Some problems with the “data as labor” argument

There seems to be growing interest in the idea that user data collected and monetized by tech companies is a form of unpaid labor, and that data producers should be compensated for the inputs they provide in tasks like machine learning. I think there are several problems that proponents of this view need to consider.

Jaron Lanier, for example, argues that the commanding heights of the digital economy are held by a small number of firms that exploit network effects and free services to users in order to harvest data from large numbers of users. This creates inefficiencies since these “siren servers” in Lanier’s expression do not use prices to elicit the most valuable user information, nor can users express their preferences for quality services using their dollars. It leads to widening inequality as the labor share of income within these firms is often quite low, and the desire for free services puts the squeeze on print journalism, publishing, and other industries that have historically supported a middle-class economy.

For instance, the authors of the above linked paper “Should We Treat Data as Labor?” note that data produced through the “siren server” model is data generated through consumptive rather than productive activity, which generates biases in data availability and quality. Because most people work in firms, data created in productive work is protected by trade secrecy law. Compared to firms, most individuals are willing to barter their data with tech companies in exchange for a free online experience. This prevents data buyers from rewarding quality, and data producers from specializing.

So there are basically two arguments here: one about efficiency, and another about equity. There are objections to each of these arguments, however, that I haven’t seen data-as-labor advocates directly address. I’ll start with the one concerning equity, which I’ll call the double-counting objection. Basically, if you already conceive of existing data production and usage as a mutually beneficial barter exchange, it seems harder to say that data producers are unfairly exploited because they aren’t also paid. At the very least, the data-as-labor view has to explain what’s so bad about all these free services users currently enjoy.

It’s telling, I think, that examples defenders of the data-as-labor view cite like Amazon’s Mechanical Turk don’t suffer from this objection. MTurk users, as I understand it, just take surveys for money just like college students on university campuses. There’s no additional barter relationship, and no double-counting.

The second objection concerns efficiency, and I sadly don’t have a snappy name for it. But the worry here is that paying people for data might change the data they provide, in particular because the value of some data comes from the fact that it is essentially a by-product rather intentionally produced.

In social science, Goodhart’s Law says that as soon as a measure becomes a target, it ceases to be a valuable measure. In the case of siren servers and users, user data is valuable often because it is not intentionally produced and is instead a by-product of some other activity on the server’s platform. Paying users for certain kinds of data might change user behavior in unexpected ways.

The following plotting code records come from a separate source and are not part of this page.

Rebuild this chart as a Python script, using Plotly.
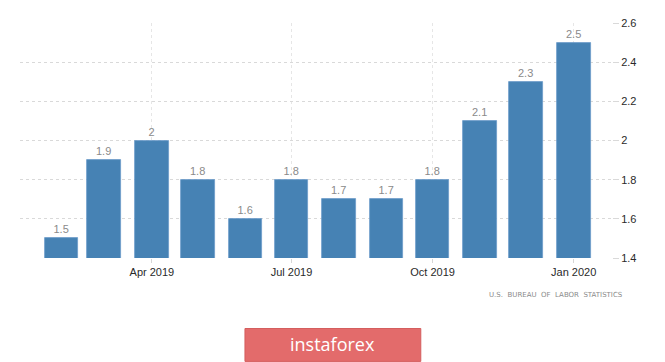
import plotly.graph_objects as go

months = ["2019-02-01", "2019-03-01", "2019-04-01", "2019-05-01", "2019-06-01", "2019-07-01",
          "2019-08-01", "2019-09-01", "2019-10-01", "2019-11-01", "2019-12-01", "2020-01-01"]
values = [1.5, 1.9, 2.0, 1.8, 1.6, 1.8, 1.7, 1.7, 1.8, 2.1, 2.3, 2.5]
x_tick_vals = ["2019-04-01", "2019-07-01", "2019-10-01", "2020-01-01"]
x_tick_text = ["Apr 2019", "Jul 2019", "Oct 2019", "Jan 2020"]
y_tick_vals = [1.4, 1.6, 1.8, 2.0, 2.2, 2.4, 2.6]
y_tick_text = ["1.4", "1.6", "1.8", "2", "2.2", "2.4", "2.6"]
source_text = "U.S.  BUREAU  OF  LABOR  STATISTICS"
logo_text = "instaforex"

DAY_MS = 86400000

fig = go.Figure()
fig.add_trace(go.Bar(
    x=months, y=values,
    width=[22 * DAY_MS] * len(values),
    marker=dict(color="#4682b4", line=dict(width=0.8, color="#6b9bc9")),
    text=[("%g" % v) for v in values],
    textposition="outside",
    textfont=dict(color="#8a8a8a", size=11, family="Liberation Sans"),
    cliponaxis=False,
))

fig.update_layout(
    width=657, height=354,
    margin=dict(l=12, r=53, t=9, b=104),
    plot_bgcolor="white", paper_bgcolor="white",
    showlegend=False,
    bargap=0,
    font=dict(family="Liberation Sans", size=11, color="#333333"),
    xaxis=dict(
        type="date",
        range=["2019-01-05", "2020-01-26"],
        tickvals=x_tick_vals, ticktext=x_tick_text,
        showgrid=True, gridcolor="#e6e6e6", griddash="dot", gridwidth=1,
        ticks="outside", ticklen=4, tickcolor="#d6d6d6",
        showline=False, zeroline=False,
        tickfont=dict(size=11, color="#2a2a2a"),
    ),
    yaxis=dict(
        side="right",
        range=[1.4, 2.6],
        tickvals=y_tick_vals, ticktext=y_tick_text,
        showgrid=True, gridcolor="#d9d9d9", griddash="dot", gridwidth=1,
        ticks="outside", ticklen=6, tickcolor="#d9d9d9",
        showline=False, zeroline=False,
        tickfont=dict(size=11, color="#2a2a2a"),
    ),
)

# source text
fig.add_annotation(
    text=source_text, xref="paper", yref="paper",
    x=1.022, y=-0.158, xanchor="right", yanchor="middle",
    showarrow=False, font=dict(size=7, color="#8a8a8a", family="DejaVu Sans"),
)

# logo box
fig.add_shape(
    type="rect", xref="paper", yref="paper",
    x0=0.38, x1=0.677, y0=-0.44, y1=-0.3,
    fillcolor="#e36b6b", line=dict(color="#d45e5e", width=1), layer="above",
)
fig.add_annotation(
    text=logo_text, xref="paper", yref="paper",
    x=0.528, y=-0.366, xanchor="center", yanchor="middle",
    showarrow=False, font=dict(size=18, color="white", family="Open Sans"),
)

fig.write_html("out.html")
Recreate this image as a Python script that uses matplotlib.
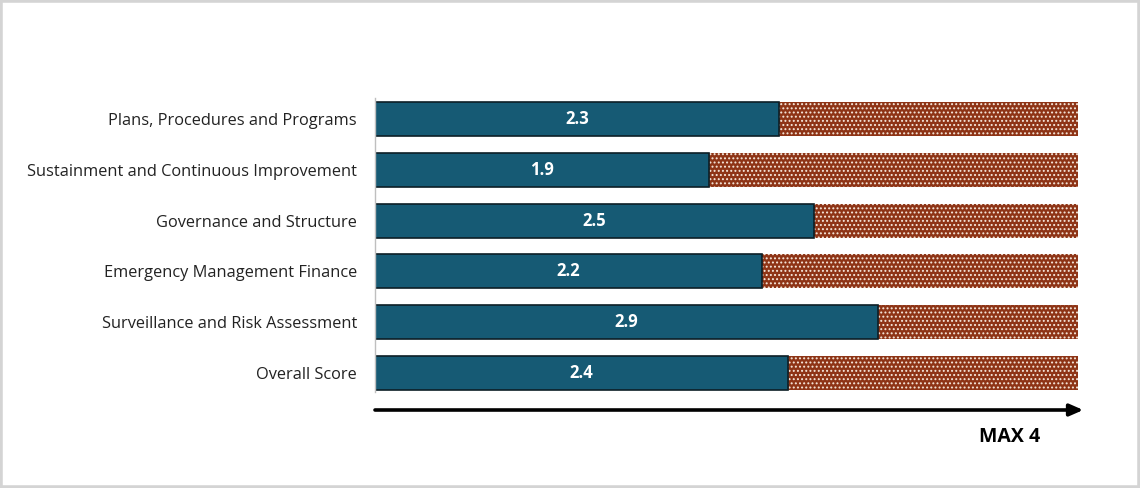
import matplotlib.pyplot as plt
from matplotlib.patches import Rectangle
from matplotlib.transforms import blended_transform_factory

plt.rcParams['font.family'] = ['Open Sans', 'DejaVu Sans']
plt.rcParams['hatch.linewidth'] = 0.9

# --- Data -----------------------------------------------------------------
categories = [
    "Plans, Procedures and Programs",
    "Sustainment and Continuous Improvement",
    "Governance and Structure",
    "Emergency Management Finance",
    "Surveillance and Risk Assessment",
    "Overall Score",
]
scores = [2.3, 1.9, 2.5, 2.2, 2.86, 2.35]
max_score = 4

BAR_COLOR = "#165a74"
REST_COLOR = "#8e3416"

# --------------------------------------------------------------------------

fig = plt.figure(figsize=(11.4, 4.88), dpi=100, facecolor="white")
fig.patches.append(Rectangle((0, 0), 1, 1, transform=fig.transFigure,
                             fill=False, edgecolor="#d4d4d4", linewidth=4))

ax = fig.add_axes([375 / 1140, 1 - 392 / 488, 703 / 1140, 294 / 488])

ypos = list(range(len(categories)))
remaining = [max_score - s for s in scores]

ax.barh(ypos, remaining, left=scores, height=0.67, color=REST_COLOR,
        edgecolor="#f6e8dc", hatch="....", linewidth=0)
ax.barh(ypos, scores, height=0.67, color=BAR_COLOR,
        edgecolor="#0d1f26", linewidth=1.2)

for y, s in zip(ypos, scores):
    ax.text(s / 2, y, f"{s:.1f}", ha="center", va="center",
            color="white", fontsize=12, fontweight="bold")

ax.set_xlim(0, max_score)
ax.set_ylim(5.37, -0.41)
ax.set_yticks(ypos)
ax.set_yticklabels(categories, fontsize=11.8, color="#222222")
ax.tick_params(axis="y", length=0, pad=13)
ax.set_xticks([])
for side in ["top", "right", "bottom"]:
    ax.spines[side].set_visible(False)
ax.spines["left"].set_color("#bfbfbf")
ax.spines["left"].set_linewidth(1.0)

# axis arrow underneath
trans = blended_transform_factory(ax.transData, fig.transFigure)
ax.annotate("", xy=(4.03, 1 - 410 / 488), xytext=(0, 1 - 410 / 488),
            xycoords=trans, textcoords=trans, annotation_clip=False,
            arrowprops=dict(arrowstyle="-|>,head_length=0.8,head_width=0.35",
                            color="black", linewidth=2.6, shrinkA=0, shrinkB=0))
fig.text(1010 / 1140, 1 - 437 / 488, "MAX 4", ha="center", va="center",
         fontsize=14, fontweight="bold", color="black")

plt.savefig("out.png", dpi=100, facecolor="white")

For example, the athlete social network Strava lets you record your runs/swims/bike rides using a GPS device and share the route with your network. In addition to its “freemium” model, Strava Metro also sells de-identified route data to urban planning commissions and other interested users (their publicly available user heatmap also inadvertently revealed some secret military facilities). Suppose, however, that Strava began paying users as suppliers of this valuable data. Depending on how the compensation system worked, for example, bike commuters might change their routes to earn more as “data laborers” from Strava. In the aggregate, this could make the data less valuable to e.g. cities looking to find the best places to build bike infrastructure.

I don’t think these objections are necessarily decisive, but I do think they’re serious and I’d like to see data-as-labor advocates address them. In both cases the problem is unintended consequences — double-counting also means the online experience might change. The problem is also that human labor’s value (as Marx emphasized!) involves instrumentally rational action, while data’s value may be as a by-product of some other activity and therefore not a fit object of instrumentally rational action.